PSD2 opportunities for merchants
- Reduced fraud rates in the industry and increased trust with consumers.
- Innovation around two-factor authentication to make the process smoother.
- A boost in eCommerce as consumers have more online banking and payment options.
- Merchants can leverage new payment aggregators to increase their strategic information on consumers.
When is Strong Customer Authentication required?
Strong Customer Authentication will apply to “customer-initiated” online payments within Europe. As a result, most card payments and all bank transfers will require SCA. Recurring direct debits on the other hand are considered “merchant-initiated” and will not require strong authentication. With the exception of contactless payments, in-person card payments are also not impacted by the new regulation.
What transactions are exempt and out of scope of the SCA requirements?
A payment provider (like Stripe) will be allowed to do a real-time risk analysis to determine whether to apply SCA to a transaction. This may only be possible if the payment provider’s or bank’s overall fraud rates for card payments do not exceed predetermined thresholds.
Payments below €30
This is another exemption that can be used for payments of a low amount. Transactions below €30 will be considered “low value” and may be exempted from SCA. Banks will however need to request authentication if the exemption has been used five times since the cardholder’s last successful authentication or if the sum of previously exempted payments exceeds €100. The cardholder’s bank will need to track the number of times this exemption has been used and decide whether authentication is necessary.
This exemption can apply when the customer makes a series of recurring payments for the same amount, to the same business. SCA will be required for the customer’s first payment—subsequent charges however may be exempted from SCA.
Merchant-initiated transactions (including variable subscriptions)
Payments made with saved cards when the customer is not present in the checkout flow (sometimes called “off-session”) may qualify as merchant-initiated transactions. These payments technically fall outside the scope of SCA. In practice, marking a payment as a “merchant-initiated transaction” will be similar to requesting an exemption. And like any other exemption, it will still be up to the bank to decide whether authentication is needed for the transaction.
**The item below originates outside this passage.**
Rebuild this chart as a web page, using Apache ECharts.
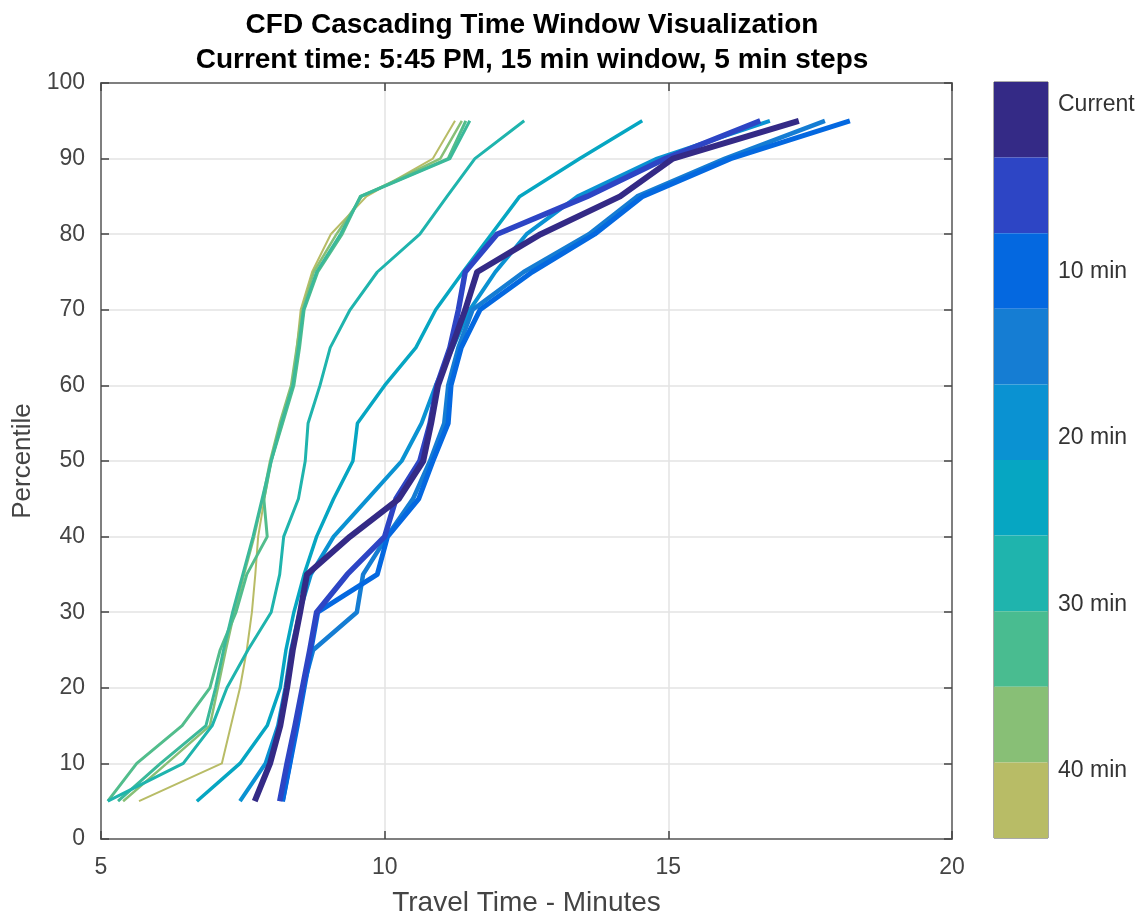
<!DOCTYPE html>
<html>
<head>
<meta charset="utf-8">
<title>CFD Cascading Time Window Visualization</title>
<script src="https://cdn.jsdelivr.net/npm/echarts@6/dist/echarts.min.js"></script>
<style>
  html, body { margin: 0; padding: 0; background: #fff; }
  #chart { width: 1143px; height: 917px; }
</style>
</head>
<body>
<div id="chart"></div>
<script>
// percentiles shared by every curve
const percentiles = [5, 10, 15, 20, 25, 30, 35, 40, 45, 50, 55, 60, 65, 70, 75, 80, 85, 90, 95];

// travel time (minutes) per window, newest first
const tCurrent = [7.71, 7.98, 8.16, 8.28, 8.38, 8.51, 8.63, 9.39, 10.25, 10.68, 10.82, 10.94, 11.18, 11.42, 11.63, 12.75, 14.15, 15.08, 17.3];
const tWin1 = [8.15, 8.28, 8.42, 8.55, 8.68, 8.8, 9.34, 10.0, 10.2, 10.62, 10.8, 10.92, 11.15, 11.3, 11.42, 11.98, 13.57, 14.95, 16.62];
const tWin2 = [8.2, 8.33, 8.46, 8.58, 8.7, 8.82, 9.87, 10.05, 10.6, 10.85, 11.12, 11.17, 11.35, 11.68, 12.6, 13.7, 14.55, 16.1, 18.2];
const tWin3 = [8.2, 8.33, 8.44, 8.56, 8.74, 9.51, 9.62, 10.04, 10.5, 10.8, 11.05, 11.12, 11.3, 11.55, 12.45, 13.6, 14.45, 16.0, 17.76];
const tWin4 = [7.45, 7.9, 8.12, 8.25, 8.35, 8.5, 8.7, 9.1, 9.7, 10.3, 10.65, 10.9, 11.2, 11.5, 11.95, 12.5, 13.4, 14.8, 16.79];
const tWin5 = [6.69, 7.45, 7.93, 8.16, 8.26, 8.4, 8.58, 8.8, 9.1, 9.44, 9.52, 10.0, 10.55, 10.9, 11.38, 11.88, 12.38, 13.44, 14.54];
const tWin6 = [5.12, 6.45, 6.96, 7.22, 7.59, 8.0, 8.15, 8.22, 8.48, 8.6, 8.65, 8.86, 9.04, 9.39, 9.87, 10.62, 11.1, 11.59, 12.46];
const tWin7 = [5.3, 6.05, 6.85, 7.02, 7.16, 7.32, 7.5, 7.68, 7.84, 8.0, 8.18, 8.38, 8.48, 8.57, 8.8, 9.22, 9.58, 11.15, 11.5];
const tWin8 = [5.12, 5.63, 6.43, 6.92, 7.1, 7.38, 7.57, 7.93, 7.87, 8.0, 8.2, 8.4, 8.5, 8.58, 8.82, 9.25, 9.57, 11.12, 11.43];
const tWin9 = [5.39, 6.16, 6.92, 7.06, 7.2, 7.35, 7.52, 7.7, 7.85, 7.98, 8.15, 8.35, 8.45, 8.55, 8.75, 9.15, 9.6, 10.98, 11.36];
const tWin10 = [5.67, 7.13, 7.29, 7.45, 7.57, 7.66, 7.72, 7.77, 7.88, 8.0, 8.2, 8.38, 8.45, 8.52, 8.72, 9.05, 9.68, 10.85, 11.24];

const windows = [tCurrent, tWin1, tWin2, tWin3, tWin4, tWin5, tWin6, tWin7, tWin8, tWin9, tWin10];
const lineColors = ['#342a86', '#2d45c5', '#0468e0', '#157dd3', '#0a92d2', '#06a6c2', '#1fb4ad', '#3bb99a', '#52bd8c', '#88bf76', '#b8bc66'];
const lineWidths = [6, 5.5, 5, 4.5, 4, 3.5, 3, 3, 3, 2.5, 2];

// colorbar
const cbColors = ['#342a86', '#2d45c5', '#0468e0', '#157dd3', '#0a92d2', '#06a6c2', '#1fb4ad', '#49bc90', '#88bf76', '#b8bc66'];
const cbTickValues = [0, 10, 20, 30, 40];
const cbTickLabels = ['Current', '10 min', '20 min', '30 min', '40 min'];

const chart = echarts.init(document.getElementById('chart'));

const axisGray = '#7f7f7f';
const font = 'Liberation Sans, Arial, sans-serif';

let series = [];
// oldest first so the current window is drawn on top
for (let i = windows.length - 1; i >= 0; i--) {
    series.push({
        type: 'line',
        xAxisIndex: 0,
        yAxisIndex: 0,
        data: windows[i].map((t, k) => [t, percentiles[k]]),
        symbol: 'none',
        silent: true,
        lineStyle: { color: lineColors[i], width: lineWidths[i], join: 'round' },
        z: 3
    });
}
// colorbar blocks
series.push({
    type: 'bar',
    xAxisIndex: 2,
    yAxisIndex: 2,
    data: cbColors.map(c => ({ value: 1, itemStyle: { color: c } })),
    barWidth: '100%',
    barCategoryGap: '0%',
    silent: true
});

const option = {
    backgroundColor: '#fff',
    animation: false,
    title: [{
        text: 'CFD Cascading Time Window Visualization',
        left: 527, top: 6, textAlign: 'center',
        textStyle: { fontFamily: font, fontSize: 28, fontWeight: 'bold', color: '#000' }
    }, {
        text: 'Current time: 5:45 PM, 15 min window, 5 min steps',
        left: 527, top: 41, textAlign: 'center',
        textStyle: { fontFamily: font, fontSize: 28, fontWeight: 'bold', color: '#000' }
    }],
    grid: [
        { left: 101, top: 83, width: 851, height: 756, containLabel: false, outerBoundsMode: 'none' },
        { left: 994, top: 82, width: 54, height: 756, show: true, borderColor: '#555', borderWidth: 1, containLabel: false, outerBoundsMode: 'none' }
    ],
    xAxis: [{
        type: 'value', gridIndex: 0, min: 5, max: 20, interval: 5,
        name: 'Travel Time - Minutes', nameLocation: 'middle', nameGap: 50,
        nameTextStyle: { fontFamily: font, fontSize: 28, color: '#444' },
        axisLine: { show: true, onZero: false, lineStyle: { color: axisGray, width: 2 } },
        axisTick: { show: true, inside: true, length: 8, lineStyle: { color: '#444', width: 1.5 } },
        axisLabel: { fontFamily: font, fontSize: 23, color: '#444', margin: 17 },
        splitLine: { show: true, lineStyle: { color: '#e3e3e3', width: 1.5 } }
    }, {
        type: 'value', gridIndex: 0, min: 5, max: 20, interval: 5, position: 'top',
        axisLine: { show: true, onZero: false, lineStyle: { color: axisGray, width: 2 } },
        axisTick: { show: true, inside: true, length: 8, lineStyle: { color: '#444', width: 1.5 } },
        axisLabel: { show: false },
        splitLine: { show: false }
    }, {
        type: 'value', gridIndex: 1, min: 0, max: 1, show: false
    }],
    yAxis: [{
        type: 'value', gridIndex: 0, min: 0, max: 100, interval: 10,
        name: 'Percentile', nameLocation: 'middle', nameGap: 64,
        nameTextStyle: { fontFamily: font, fontSize: 26, color: '#444' },
        axisLine: { show: true, onZero: false, lineStyle: { color: axisGray, width: 2 } },
        axisTick: { show: true, inside: true, length: 8, lineStyle: { color: '#444', width: 1.5 } },
        axisLabel: { fontFamily: font, fontSize: 23, color: '#444', margin: 16 },
        splitLine: { show: true, lineStyle: { color: '#e3e3e3', width: 1.5 } }
    }, {
        type: 'value', gridIndex: 0, min: 0, max: 100, interval: 10, position: 'right',
        axisLine: { show: true, onZero: false, lineStyle: { color: axisGray, width: 2 } },
        axisTick: { show: true, inside: true, length: 8, lineStyle: { color: '#444', width: 1.5 } },
        axisLabel: { show: false },
        splitLine: { show: false }
    }, {
        type: 'category', gridIndex: 1, inverse: true,
        data: cbColors.map((c, i) => i),
        show: false
    }, {
        type: 'value', gridIndex: 1, position: 'right', inverse: true,
        min: -1.38, max: 44.02,
        axisLine: { show: false },
        axisTick: { show: true, inside: true, length: 6, customValues: cbTickValues, lineStyle: { color: '#333', width: 1.5 } },
        axisLabel: {
            show: true, customValues: cbTickValues, margin: 10,
            fontFamily: font, fontSize: 23, color: '#333',
            formatter: v => cbTickLabels[cbTickValues.indexOf(v)]
        },
        splitLine: { show: false }
    }],
    series: series
};

chart.setOption(option);
</script>
</body>
</html>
This exemption may cover payments that are made with “lodged” cards (e.g., where a corporate card used for managing employee travel expenses is held directly with an online travel agent), as well as corporate payments made using virtual card numbers (which are also used in the travel sector).
Card details collected over the phone fall outside the scope of SCA and do not require authentication. This type of payment is sometimes referred to as “Mail Order and Telephone Orders” (MOTO). Similar to exempted payments, MOTO transactions will need to be flagged as such—with the cardholder’s bank making the final decision to accept or reject the transaction.
When completing authentication for a payment, customers may have the option to whitelist a business they trust to avoid having to authenticate future purchases. These businesses will be included on a list of “trusted beneficiaries” maintained by the customer’s bank or payment service provider.
Any U.S. company that does business with Europe needs to have a strong grasp of PSD2 and must be ready to leverage new opportunities and stay ahead of the competition when similar changes take place on American shores.
The implementation of PSD2 is going to shake up the payment sectors. There are a number of potential advantages for merchants, but there will still be work to be done; merchants may need to change their systems to handle 3DS 2.0 or other SCA methods, as well as working on how to meet customers’ expectations.